Литературу, мир, историю у наших моторов общественного мнения еще сто лет будет определять Сталин. Репутации Хрущева и Брежнева (натянуто утепленная у одного и хамски ядовитая к старческой немощи другого) продиктованы единственно тем, что один Сталина хаял, а другой признавал вклад. Вот и следующую, по-настоящему сильную книгу Яхиной «Дети мои» опять хвалили за Сталина (которого в ней страниц десять, а остальные пятьсот – о том, что все беды поволжского немецкого хутора от революции до коллективизации начались с изгнания в леса единственного интеллигента учителя Баха, а не прогони деревня умника – и революции бы никакой не было; мысль парадоксальная, но мощная). Как и следовало ожидать, шуму о «Детях» стократ меньше, чем о «Зулейхе».

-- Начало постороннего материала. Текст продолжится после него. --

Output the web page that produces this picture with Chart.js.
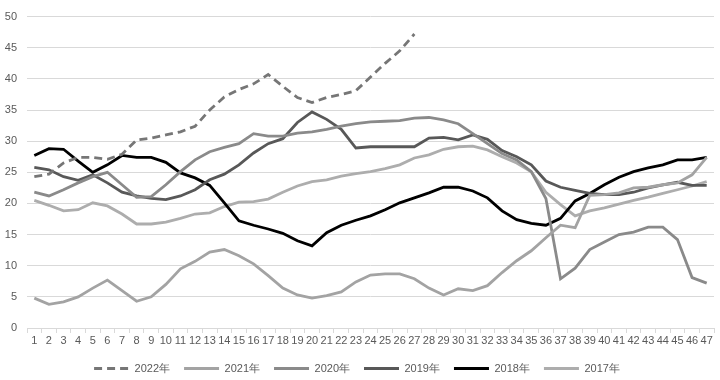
<!DOCTYPE html>
<html>
<head>
<meta charset="UTF-8"/>
<script src="https://cdn.jsdelivr.net/npm/chart.js@4.4.3/dist/chart.umd.min.js"></script>
<style>
  *{margin:0;padding:0;box-sizing:border-box}
  body{background:#fff;width:720px;height:380px;overflow:hidden}
  #wrap{position:relative;width:720px;height:380px}
</style>
</head>
<body>
<div id="wrap"><canvas id="c" width="720" height="380"></canvas></div>
<script>
// ─── Data ────────────────────────────────────────────────────────────────────
const weeks = ['1','2','3','4','5','6','7','8','9','10','11','12','13','14','15','16',
  '17','18','19','20','21','22','23','24','25','26','27','28','29','30','31','32',
  '33','34','35','36','37','38','39','40','41','42','43','44','45','46','47'];

const y2022 = [24.3, 24.7, 26.5, 27.4, 27.4, 27.1, 27.9, 30.2, 30.5, 31, 31.5, 32.4, 35, 37.1,
  38.3, 39.2, 40.7, 38.8, 37, 36.2, 37, 37.5, 38.1, 40.3, 42.5, 44.5, 47.2];
const y2021 = [4.8, 3.8, 4.2, 5, 6.4, 7.7, 6, 4.3, 5, 7, 9.5, 10.7, 12.2, 12.6, 11.6, 10.3,
  8.4, 6.4, 5.3, 4.8, 5.2, 5.8, 7.4, 8.5, 8.7, 8.7, 7.9, 6.4, 5.3, 6.3, 6, 6.8, 8.9, 10.8,
  12.4, 14.5, 16.5, 16.1, 21.3, 21.4, 21.7, 22.5, 22.6, 23, 23.3, 24.6, 27.4];
const y2020 = [21.8, 21.2, 22.2, 23.3, 24.3, 25, 23, 21, 21.1, 23, 25.1, 27, 28.3, 29, 29.6,
  31.2, 30.8, 30.8, 31.3, 31.5, 31.9, 32.4, 32.8, 33.1, 33.2, 33.3, 33.7, 33.8, 33.4, 32.8,
  31.2, 29.6, 28, 27, 25.1, 20.8, 7.9, 9.6, 12.6, 13.8, 15, 15.4, 16.2, 16.2, 14.2, 8.1, 7.2];
const y2019 = [25.8, 25.4, 24.3, 23.7, 24.6, 23.3, 21.8, 21.2, 20.8, 20.6, 21.2, 22.2, 23.8,
  24.7, 26.2, 28.1, 29.6, 30.4, 33, 34.7, 33.5, 31.9, 28.9, 29.1, 29.1, 29.1, 29.1, 30.5,
  30.6, 30.2, 31, 30.3, 28.5, 27.5, 26.2, 23.6, 22.6, 22.1, 21.6, 21.4, 21.4, 21.8, 22.5,
  23, 23.4, 22.9, 22.9];
const y2018 = [27.7, 28.8, 28.7, 26.8, 25, 26.2, 27.7, 27.4, 27.4, 26.6, 24.9, 24.1, 22.9,
  20.1, 17.2, 16.5, 15.9, 15.2, 14, 13.2, 15.3, 16.5, 17.3, 18, 19, 20.1, 20.9, 21.7, 22.6,
  22.6, 22, 20.9, 18.8, 17.4, 16.8, 16.5, 17.6, 20.4, 21.6, 23, 24.2, 25.1, 25.7, 26.2, 27,
  27, 27.4];
const y2017 = [20.5, 19.7, 18.8, 19, 20.1, 19.6, 18.3, 16.7, 16.7, 17, 17.6, 18.3, 18.5, 19.5,
  20.2, 20.3, 20.7, 21.8, 22.8, 23.5, 23.8, 24.4, 24.8, 25.1, 25.6, 26.2, 27.3, 27.8, 28.7,
  29.1, 29.2, 28.6, 27.5, 26.5, 25.1, 21.8, 19.8, 18, 18.8, 19.3, 19.9, 20.5, 21, 21.6,
  22.2, 22.8, 23.5];

const yTicks = [0, 5, 10, 15, 20, 25, 30, 35, 40, 45, 50];

// ─── Chart ────────────────────────────────────────────────────────────────────
function line(label, data, color, dash) {
  return { label, data, borderColor: color, backgroundColor: color, borderWidth: 2.8,
    borderDash: dash || [], pointRadius: 0, tension: 0, fill: false };
}

const FONT = { family: "'Liberation Sans', Arial, sans-serif", size: 11 };

// legend swatches taken from the line itself (dash + width), not from the points
function legendLabels(chart) {
  return chart.data.datasets.map((ds, i) => ({
    text: ds.label, datasetIndex: i, hidden: false,
    fillStyle: ds.borderColor, strokeStyle: ds.borderColor,
    lineWidth: 3.2, lineDash: ds.borderDash, lineCap: 'butt',
    pointStyle: 'line', fontColor: '#595959'
  }));
}

new Chart(document.getElementById('c'), {
  type: 'line',
  data: {
    labels: weeks,
    datasets: [
      line('2022年', y2022, '#767676', [8, 5]),
      line('2021年', y2021, '#a3a3a3'),
      line('2020年', y2020, '#8a8a8a'),
      line('2019年', y2019, '#585858'),
      line('2018年', y2018, '#000000'),
      line('2017年', y2017, '#adadad'),
    ]
  },
  options: {
    responsive: false,
    animation: false,
    layout: { padding: { top: 8, right: 6, left: 0, bottom: -4 } },
    plugins: {
      tooltip: { enabled: false },
      legend: {
        position: 'bottom',
        labels: {
          usePointStyle: true, pointStyle: 'line', pointStyleWidth: 35,
          boxHeight: 10, padding: 14, color: '#595959', font: FONT,
          generateLabels: legendLabels
        }
      }
    },
    scales: {
      x: {
        offset: true,
        grid: { offset: true, drawOnChartArea: false, drawTicks: true, tickLength: 5, color: '#d9d9d9' },
        border: { color: '#d9d9d9' },
        ticks: { color: '#595959', font: FONT, autoSkip: false, maxRotation: 0, padding: 1 },
        afterFit: s => { s.height = 21; }
      },
      y: {
        min: 0, max: 50,
        afterBuildTicks: s => { s.ticks = yTicks.map(v => ({ value: v })); },
        grid: { color: '#d9d9d9', drawTicks: false },
        border: { display: false },
        ticks: { color: '#595959', font: FONT, padding: 10 },
        afterFit: s => { s.width = 27; }
      }
    }
  }
});
</script>
</body>
</html>
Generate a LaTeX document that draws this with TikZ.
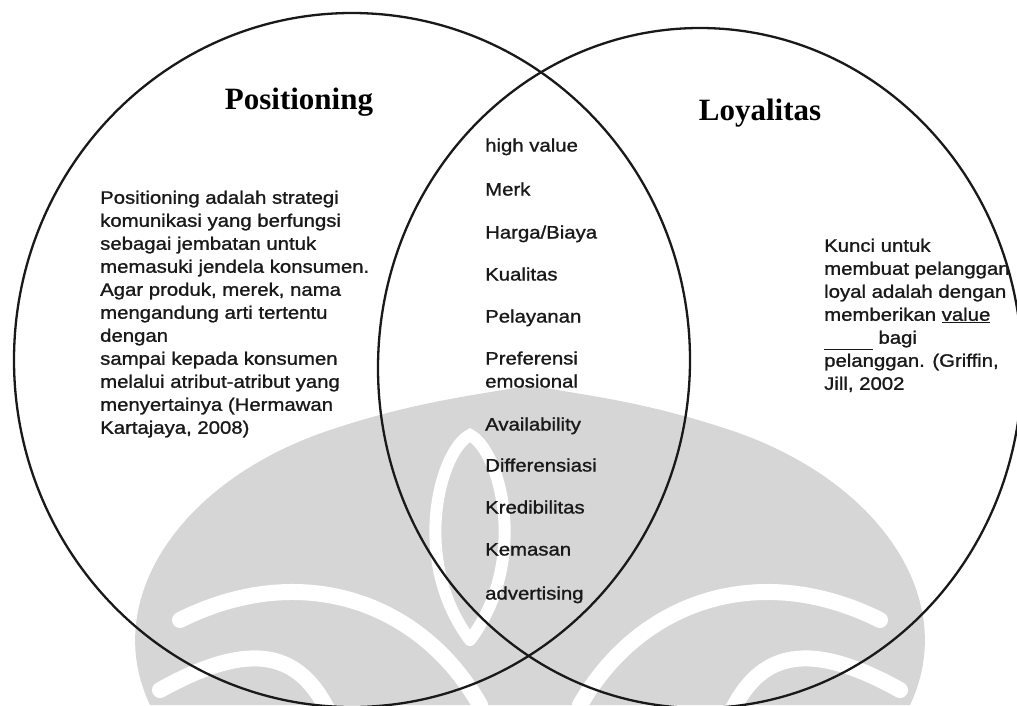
\documentclass[tikz,border=0pt]{standalone}
\usepackage{fontspec}
\setmainfont{Liberation Serif}
\newfontfamily\bodyfont[FakeStretch=1.13,FakeBold=1.2]{Liberation Sans}
\tikzset{
  vennline/.style={line width=2.3pt, black!90},
  titletext/.style={inner sep=0pt, font=\fontsize{31}{34}\selectfont\bfseries},
  bodytext/.style={inner sep=0pt, align=left, font=\bodyfont\fontsize{18}{23}\selectfont, text=black!90},
  itemtext/.style={inner sep=0pt, anchor=base west, font=\bodyfont\fontsize{18}{23}\selectfont, text=black!90},
  wmfill/.style={fill=black!16, draw=none},
  wmband/.style={draw=white, line width=16pt, line cap=round}
}
\begin{document}
\begin{tikzpicture}[x=1pt,y=-1pt]
\useasboundingbox (0,0) rectangle (1017,705);
\clip (0,0) rectangle (1017,705);
% watermark (rough)
\path[wmfill] (150,705) .. controls (100,600) and (180,480) .. (330,430) .. controls (420,400) and (480,395) .. (530,385) .. controls (580,395) and (640,400) .. (730,430) .. controls (880,480) and (960,600) .. (910,705) -- cycle;
\draw[wmband] (480,705) .. controls (420,600) and (300,560) .. (180,620);
\draw[wmband] (580,705) .. controls (640,600) and (760,560) .. (880,620);
\draw[wmband] (330,715) .. controls (300,650) and (250,640) .. (160,690);
\draw[wmband] (730,715) .. controls (760,650) and (810,640) .. (900,690);
\draw[wmband, line width=12pt] (470,640) .. controls (410,560) and (440,450) .. (470,435) .. controls (500,450) and (530,560) .. (470,640);
% circles
\node[draw=none, inner sep=0pt] (lc) at (352,360) {};
\node[draw=none, inner sep=0pt] (rc) at (700,368) {};
\draw[vennline] (lc) ellipse [x radius=338pt, y radius=347pt];
\draw[vennline] (rc) ellipse [x radius=322pt, y radius=340pt];
% titles
\node[titletext] (tpos) at (299,102) {Positioning};
\node[titletext] (tloy) at (760,113) {Loyalitas};
% left text
\node[bodytext, anchor=north west] (ltext) at (100,190.5) {Positioning adalah strategi\\
komunikasi yang berfungsi\\
sebagai jembatan untuk\\
memasuki jendela konsumen.\\
Agar produk, merek, nama\\
mengandung arti tertentu\\
dengan\\
sampai kepada konsumen\\
melalui atribut-atribut yang\\
menyertainya (Hermawan\\
Kartajaya, 2008)};
% middle items
\node[itemtext] (m0) at (485,151.5) {high value};
\node[itemtext] (m1) at (485,195.5) {Merk};
\node[itemtext] (m2) at (485,238.5) {Harga/Biaya};
\node[itemtext] (m3) at (485,280.5) {Kualitas};
\node[itemtext] (m4) at (485,322.5) {Pelayanan};
\node[itemtext] (m5) at (485,364.5) {Preferensi};
\node[itemtext] (m5b) at (485,387.5) {emosional};
\node[itemtext] (m6) at (485,430.5) {Availability};
\node[itemtext] (m7) at (485,471.5) {Differensiasi};
\node[itemtext] (m8) at (485,513.5) {Kredibilitas};
\node[itemtext] (m9) at (485,555.5) {Kemasan};
\node[itemtext] (m10) at (485,599.5) {advertising};
% right text
\node[bodytext, anchor=north west] (rtext) at (824,238.5) {Kunci untuk\\
membuat pelanggan\\
loyal adalah dengan\\
memberikan \underline{value}\\
\underline{\phantom{tinggi}} bagi\\
pelanggan. (Griffin,\\
Jill, 2002};
\end{tikzpicture}
\end{document}
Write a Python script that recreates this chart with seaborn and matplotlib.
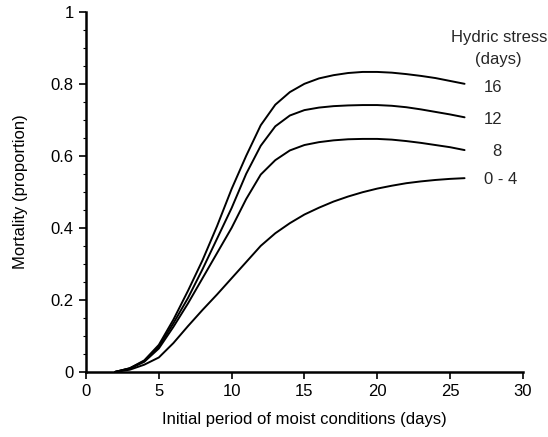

Ровные унылые ужасы вожди канала «Россия» ожидаемо превратили в русское садо-мазо. Мало им было ежедневного падежа ссыльных от истощения – они еще и красноармейцев заставили по детям стрелять. Мало утопления баржи с раскулаченными – все начальники голодных времен показаны раскормленными боровами. В желании изобразить красные власти фашистскими оккупантами канал заступил границу дозволенного массовым вкусом. Вполне приняв зверства и пролетарскую спесь синих фуражек, аудитория взорвалась в ответ на демонизацию буденовок со звездой: рейтинг первой недели 5,4 – это форменная катастрофа. Выбор постановщика, по всей видимости, диктовался успехами г-на Анашкина в переносе на экран софт-порнографического сюжета «Кровавая барыня» (о Салтычихе). Хроника национальных бедствий все же требует известного такта, а режиссер куда более преуспел в окультуривании насилия и секса. Последнего у Яхиной оказалось маловато – и краткое упоминание о похотливой Настасье расползлось в сквозную линию Ю. Пересильд в галифе и махновской папахе. Если в теплушках люди мыкаются – надо в штабном вагоне для контраста окороками сверкать. Написано же у автора: «сливочная кожа пышного бедра» – у кого в цеху бедро сливочное? Где Пересильд? Подать ее сюда.